-- begin Excerpted records --

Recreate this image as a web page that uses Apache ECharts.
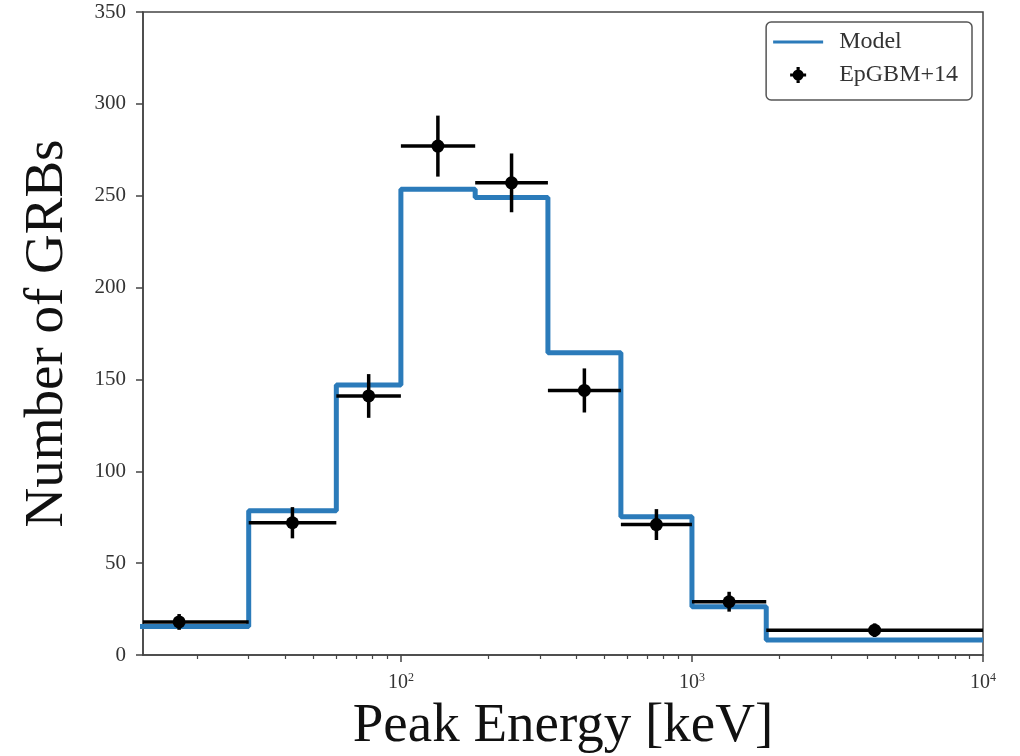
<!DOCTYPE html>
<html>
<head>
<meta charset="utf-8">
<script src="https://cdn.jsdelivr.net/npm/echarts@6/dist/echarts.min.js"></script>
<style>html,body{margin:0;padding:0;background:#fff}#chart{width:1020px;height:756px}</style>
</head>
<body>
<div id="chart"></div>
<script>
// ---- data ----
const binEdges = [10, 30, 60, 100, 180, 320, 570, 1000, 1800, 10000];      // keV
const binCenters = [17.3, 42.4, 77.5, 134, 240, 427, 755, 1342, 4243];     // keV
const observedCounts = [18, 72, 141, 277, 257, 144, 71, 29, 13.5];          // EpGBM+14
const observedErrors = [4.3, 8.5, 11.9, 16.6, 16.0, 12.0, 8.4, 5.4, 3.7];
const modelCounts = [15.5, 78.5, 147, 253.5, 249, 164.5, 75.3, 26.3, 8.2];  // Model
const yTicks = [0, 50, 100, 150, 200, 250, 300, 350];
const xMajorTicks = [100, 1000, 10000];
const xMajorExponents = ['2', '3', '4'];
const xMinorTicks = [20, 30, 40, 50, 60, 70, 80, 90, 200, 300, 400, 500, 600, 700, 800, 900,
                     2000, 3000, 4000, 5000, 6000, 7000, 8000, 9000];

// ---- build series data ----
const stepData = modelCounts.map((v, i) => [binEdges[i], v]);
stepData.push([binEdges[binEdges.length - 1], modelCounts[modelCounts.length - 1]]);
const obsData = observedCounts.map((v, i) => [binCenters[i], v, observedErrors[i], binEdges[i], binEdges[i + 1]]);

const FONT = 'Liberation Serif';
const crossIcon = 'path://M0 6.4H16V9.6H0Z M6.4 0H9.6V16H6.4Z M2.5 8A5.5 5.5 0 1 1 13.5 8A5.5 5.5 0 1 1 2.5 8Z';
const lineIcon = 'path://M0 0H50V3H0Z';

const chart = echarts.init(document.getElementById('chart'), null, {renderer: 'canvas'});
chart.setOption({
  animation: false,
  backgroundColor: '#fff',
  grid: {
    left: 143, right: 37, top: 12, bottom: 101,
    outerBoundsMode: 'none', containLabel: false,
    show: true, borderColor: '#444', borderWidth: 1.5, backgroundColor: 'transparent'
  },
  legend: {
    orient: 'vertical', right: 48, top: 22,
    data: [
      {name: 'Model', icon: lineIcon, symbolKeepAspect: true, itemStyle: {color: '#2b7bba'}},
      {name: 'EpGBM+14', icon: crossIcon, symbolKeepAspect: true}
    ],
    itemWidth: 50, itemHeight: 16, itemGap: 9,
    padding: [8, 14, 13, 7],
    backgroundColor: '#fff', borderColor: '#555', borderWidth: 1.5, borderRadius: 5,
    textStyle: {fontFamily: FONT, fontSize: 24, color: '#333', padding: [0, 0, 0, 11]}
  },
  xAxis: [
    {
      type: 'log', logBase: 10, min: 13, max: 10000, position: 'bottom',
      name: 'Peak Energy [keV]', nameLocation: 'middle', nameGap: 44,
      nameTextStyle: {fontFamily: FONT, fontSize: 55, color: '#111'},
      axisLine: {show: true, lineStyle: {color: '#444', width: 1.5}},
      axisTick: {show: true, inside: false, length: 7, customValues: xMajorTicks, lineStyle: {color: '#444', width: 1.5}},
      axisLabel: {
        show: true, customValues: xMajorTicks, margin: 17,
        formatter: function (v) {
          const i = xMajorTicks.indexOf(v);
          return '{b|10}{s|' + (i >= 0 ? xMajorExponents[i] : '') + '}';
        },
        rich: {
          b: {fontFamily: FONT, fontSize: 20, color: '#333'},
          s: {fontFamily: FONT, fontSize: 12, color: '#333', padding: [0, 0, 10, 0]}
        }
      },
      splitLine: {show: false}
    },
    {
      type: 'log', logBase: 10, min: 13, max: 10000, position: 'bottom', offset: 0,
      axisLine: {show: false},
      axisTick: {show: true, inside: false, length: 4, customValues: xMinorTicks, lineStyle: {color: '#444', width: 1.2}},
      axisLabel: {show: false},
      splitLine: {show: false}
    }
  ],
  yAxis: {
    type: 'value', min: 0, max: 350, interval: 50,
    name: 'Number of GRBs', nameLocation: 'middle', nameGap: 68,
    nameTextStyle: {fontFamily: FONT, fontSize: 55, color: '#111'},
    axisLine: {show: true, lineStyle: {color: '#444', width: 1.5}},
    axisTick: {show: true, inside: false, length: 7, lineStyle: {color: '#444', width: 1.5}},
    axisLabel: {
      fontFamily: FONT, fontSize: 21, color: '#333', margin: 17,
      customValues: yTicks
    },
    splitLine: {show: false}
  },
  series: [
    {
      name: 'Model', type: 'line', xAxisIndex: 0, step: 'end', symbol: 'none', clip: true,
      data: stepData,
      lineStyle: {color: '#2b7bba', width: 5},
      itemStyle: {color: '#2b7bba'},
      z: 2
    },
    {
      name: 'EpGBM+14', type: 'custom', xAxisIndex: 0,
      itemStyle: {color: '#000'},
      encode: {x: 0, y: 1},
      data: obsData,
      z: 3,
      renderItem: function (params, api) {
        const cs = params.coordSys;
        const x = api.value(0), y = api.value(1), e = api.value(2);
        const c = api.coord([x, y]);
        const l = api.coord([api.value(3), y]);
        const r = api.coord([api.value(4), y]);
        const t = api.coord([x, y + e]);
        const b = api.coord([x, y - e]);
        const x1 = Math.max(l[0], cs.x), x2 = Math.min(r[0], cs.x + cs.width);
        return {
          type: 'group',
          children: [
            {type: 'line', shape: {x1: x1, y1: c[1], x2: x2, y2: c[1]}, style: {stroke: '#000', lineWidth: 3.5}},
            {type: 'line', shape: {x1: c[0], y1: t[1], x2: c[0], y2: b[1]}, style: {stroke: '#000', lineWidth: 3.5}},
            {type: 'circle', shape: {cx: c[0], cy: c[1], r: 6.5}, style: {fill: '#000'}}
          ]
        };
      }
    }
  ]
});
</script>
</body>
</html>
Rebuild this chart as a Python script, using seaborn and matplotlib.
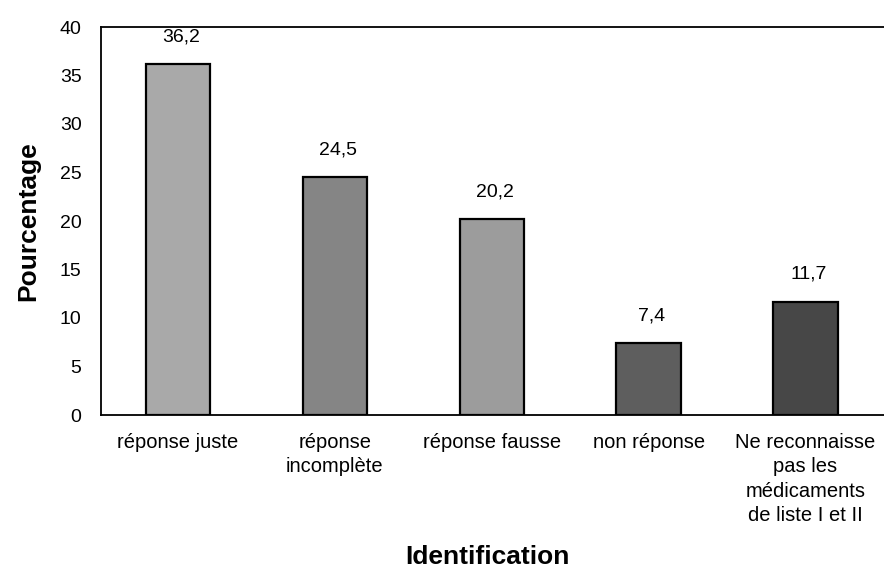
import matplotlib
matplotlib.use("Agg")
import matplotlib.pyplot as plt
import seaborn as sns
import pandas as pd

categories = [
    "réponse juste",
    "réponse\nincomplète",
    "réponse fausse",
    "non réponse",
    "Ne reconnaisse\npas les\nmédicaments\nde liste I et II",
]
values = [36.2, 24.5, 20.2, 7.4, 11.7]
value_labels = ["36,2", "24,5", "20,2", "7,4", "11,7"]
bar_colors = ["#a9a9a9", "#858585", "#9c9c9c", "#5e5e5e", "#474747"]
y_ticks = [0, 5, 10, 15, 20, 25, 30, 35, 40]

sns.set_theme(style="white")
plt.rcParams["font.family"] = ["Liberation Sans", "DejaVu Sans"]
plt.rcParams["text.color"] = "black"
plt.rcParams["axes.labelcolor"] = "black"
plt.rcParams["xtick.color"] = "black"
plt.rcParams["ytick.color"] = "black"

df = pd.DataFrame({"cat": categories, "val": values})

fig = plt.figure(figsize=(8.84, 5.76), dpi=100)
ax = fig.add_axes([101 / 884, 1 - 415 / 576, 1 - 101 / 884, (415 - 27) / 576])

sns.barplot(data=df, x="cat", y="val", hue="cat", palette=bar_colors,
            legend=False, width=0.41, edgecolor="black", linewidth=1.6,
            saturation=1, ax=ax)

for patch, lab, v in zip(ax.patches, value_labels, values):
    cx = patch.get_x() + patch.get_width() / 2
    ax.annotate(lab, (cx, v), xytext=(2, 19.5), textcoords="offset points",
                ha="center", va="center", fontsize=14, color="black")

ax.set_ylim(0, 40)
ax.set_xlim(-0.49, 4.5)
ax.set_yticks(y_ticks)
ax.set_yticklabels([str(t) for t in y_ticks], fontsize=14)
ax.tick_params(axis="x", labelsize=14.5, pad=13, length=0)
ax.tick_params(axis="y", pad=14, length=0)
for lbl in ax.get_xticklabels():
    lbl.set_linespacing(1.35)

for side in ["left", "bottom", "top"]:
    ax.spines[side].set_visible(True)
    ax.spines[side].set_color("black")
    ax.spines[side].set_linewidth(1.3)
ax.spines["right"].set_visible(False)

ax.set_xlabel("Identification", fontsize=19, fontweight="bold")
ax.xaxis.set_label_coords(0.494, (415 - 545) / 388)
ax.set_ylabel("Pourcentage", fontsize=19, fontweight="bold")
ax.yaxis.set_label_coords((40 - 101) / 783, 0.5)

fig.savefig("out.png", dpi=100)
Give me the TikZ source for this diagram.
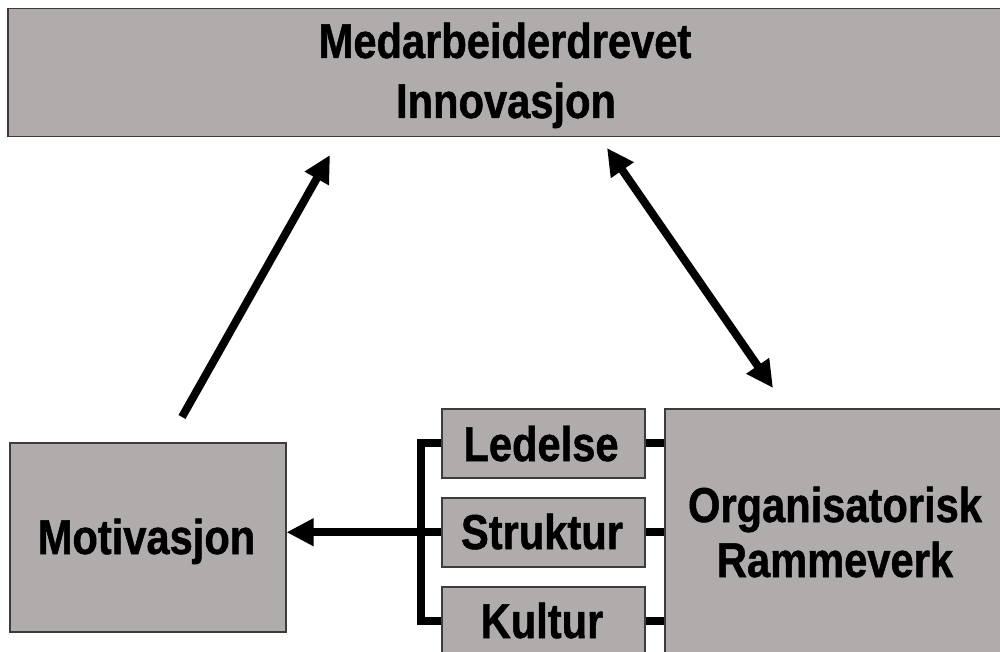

-- end Excerpted records --

Instructions for the task –
Print everything from the line with "Rebuild this chart" down to the line with "import pandas as pd" in the entries above, both lines included and nothing more, without the pictures.

Solution for this problem –
Rebuild this chart as a Python script, using seaborn and matplotlib.
import matplotlib
matplotlib.use("Agg")
import matplotlib.pyplot as plt
import seaborn as sns
import pandas as pd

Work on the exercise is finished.